**Exercise objective**
Copy out the listing that follows, exactly, without its pictures.

**Dataset excerpt**

╔══

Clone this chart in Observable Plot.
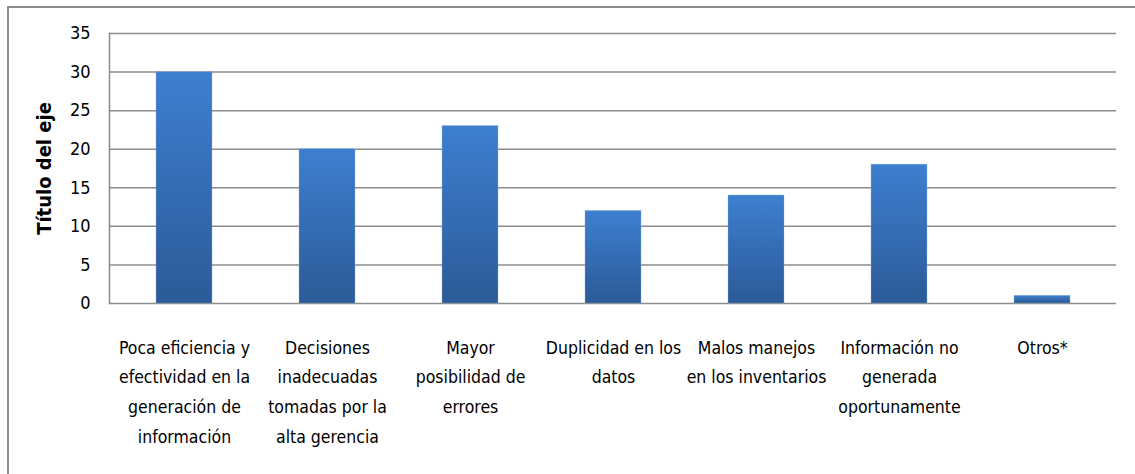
<!DOCTYPE html>
<html>
<head>
<meta charset="utf-8">
<script src="https://cdn.jsdelivr.net/npm/d3@7"></script>
<script src="https://cdn.jsdelivr.net/npm/@observablehq/plot@0.6"></script>
<style>
  html, body { margin: 0; padding: 0; background: #fff; }
  #wrap { position: relative; width: 1135px; height: 474px; overflow: hidden; }
  #frame { position: absolute; left: 7px; top: 6px; width: 1140px; height: 480px;
           border-left: 2px solid #8c8c8c; border-top: 2px solid #8c8c8c; box-sizing: border-box; }
  #chart { position: absolute; left: 0; top: 0; }
</style>
</head>
<body>
<div id="wrap"><div id="frame"></div><div id="chart"></div></div>
<script>
const categories = ["c1", "c2", "c3", "c4", "c5", "c6", "c7"];
const labels = [
  "Poca eficiencia y\nefectividad en la\ngeneración de\ninformación",
  "Decisiones\ninadecuadas\ntomadas por la\nalta gerencia",
  "Mayor\nposibilidad de\nerrores",
  "Duplicidad en los\ndatos",
  "Malos manejos\nen los inventarios",
  "Información no\ngenerada\noportunamente",
  "Otros*"
];
const values = [30, 20, 23, 12, 14, 18, 1];
const yTicks = [0, 5, 10, 15, 20, 25, 30, 35];
const yTitle = "Título del eje";

const data = categories.map((c, i) => ({cat: c, label: labels[i], value: values[i]}));
const labelOf = new Map(data.map(d => [d.cat, d.label]));
const font = "'DejaVu Sans Condensed', 'Liberation Sans Narrow', sans-serif";

const chart = Plot.plot({
  width: 1135,
  height: 474,
  marginLeft: 109,
  marginRight: 19,
  marginTop: 33,
  marginBottom: 171,
  style: {fontFamily: font, fontSize: "17px", color: "#000", background: "transparent"},
  x: {domain: categories, paddingInner: 0.61, paddingOuter: 0.305},
  y: {domain: [0, 35]},
  marks: [
    Plot.gridY(yTicks, {stroke: "#8c8c8c", strokeOpacity: 1, strokeWidth: 1.5}),
    Plot.frame({anchor: "left", stroke: "#8c8c8c", strokeWidth: 1.5}),
    Plot.barY(data, {x: "cat", y: "value", fill: "url(#barGrad)", stroke: "#8fb3e0", strokeWidth: 0.6, strokeOpacity: 0.6}),
    Plot.axisY(yTicks, {tickSize: 0, tickPadding: 19, fontSize: 18, label: null}),
    Plot.axisX({tickSize: 0, tickPadding: 29, tickFormat: d => labelOf.get(d), fontSize: 17.5, lineHeight: 1.7, label: null}),
    Plot.text([yTitle], {frameAnchor: "left", textAnchor: "middle", rotate: -90, dx: -65, fontWeight: "bold", fontSize: 20, fontFamily: "'DejaVu Sans Condensed', sans-serif"})
  ]
});

const defs = document.createElementNS("http://www.w3.org/2000/svg", "defs");
defs.innerHTML = `<linearGradient id="barGrad" x1="0" y1="0" x2="0" y2="1">
  <stop offset="0" stop-color="#3d7fd0"/>
  <stop offset="1" stop-color="#2c5a97"/>
</linearGradient>`;
chart.insertBefore(defs, chart.firstChild);
document.getElementById("chart").appendChild(chart);
</script>
</body>
</html>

╚══

**Written answer**
Clone this chart in Observable Plot.
<!DOCTYPE html>
<html>
<head>
<meta charset="utf-8">
<script src="https://cdn.jsdelivr.net/npm/d3@7"></script>
<script src="https://cdn.jsdelivr.net/npm/@observablehq/plot@0.6"></script>
<style>
  html, body { margin: 0; padding: 0; background: #fff; }
  #wrap { position: relative; width: 1135px; height: 474px; overflow: hidden; }
  #frame { position: absolute; left: 7px; top: 6px; width: 1140px; height: 480px;
           border-left: 2px solid #8c8c8c; border-top: 2px solid #8c8c8c; box-sizing: border-box; }
  #chart { position: absolute; left: 0; top: 0; }
</style>
</head>
<body>
<div id="wrap"><div id="frame"></div><div id="chart"></div></div>
<script>
const categories = ["c1", "c2", "c3", "c4", "c5", "c6", "c7"];
const labels = [
  "Poca eficiencia y\nefectividad en la\ngeneración de\ninformación",
  "Decisiones\ninadecuadas\ntomadas por la\nalta gerencia",
  "Mayor\nposibilidad de\nerrores",
  "Duplicidad en los\ndatos",
  "Malos manejos\nen los inventarios",
  "Información no\ngenerada\noportunamente",
  "Otros*"
];
const values = [30, 20, 23, 12, 14, 18, 1];
const yTicks = [0, 5, 10, 15, 20, 25, 30, 35];
const yTitle = "Título del eje";

const data = categories.map((c, i) => ({cat: c, label: labels[i], value: values[i]}));
const labelOf = new Map(data.map(d => [d.cat, d.label]));
const font = "'DejaVu Sans Condensed', 'Liberation Sans Narrow', sans-serif";

const chart = Plot.plot({
  width: 1135,
  height: 474,
  marginLeft: 109,
  marginRight: 19,
  marginTop: 33,
  marginBottom: 171,
  style: {fontFamily: font, fontSize: "17px", color: "#000", background: "transparent"},
  x: {domain: categories, paddingInner: 0.61, paddingOuter: 0.305},
  y: {domain: [0, 35]},
  marks: [
    Plot.gridY(yTicks, {stroke: "#8c8c8c", strokeOpacity: 1, strokeWidth: 1.5}),
    Plot.frame({anchor: "left", stroke: "#8c8c8c", strokeWidth: 1.5}),
    Plot.barY(data, {x: "cat", y: "value", fill: "url(#barGrad)", stroke: "#8fb3e0", strokeWidth: 0.6, strokeOpacity: 0.6}),
    Plot.axisY(yTicks, {tickSize: 0, tickPadding: 19, fontSize: 18, label: null}),
    Plot.axisX({tickSize: 0, tickPadding: 29, tickFormat: d => labelOf.get(d), fontSize: 17.5, lineHeight: 1.7, label: null}),
    Plot.text([yTitle], {frameAnchor: "left", textAnchor: "middle", rotate: -90, dx: -65, fontWeight: "bold", fontSize: 20, fontFamily: "'DejaVu Sans Condensed', sans-serif"})
  ]
});

const defs = document.createElementNS("http://www.w3.org/2000/svg", "defs");
defs.innerHTML = `<linearGradient id="barGrad" x1="0" y1="0" x2="0" y2="1">
  <stop offset="0" stop-color="#3d7fd0"/>
  <stop offset="1" stop-color="#2c5a97"/>
</linearGradient>`;
chart.insertBefore(defs, chart.firstChild);
document.getElementById("chart").appendChild(chart);
</script>
</body>
</html>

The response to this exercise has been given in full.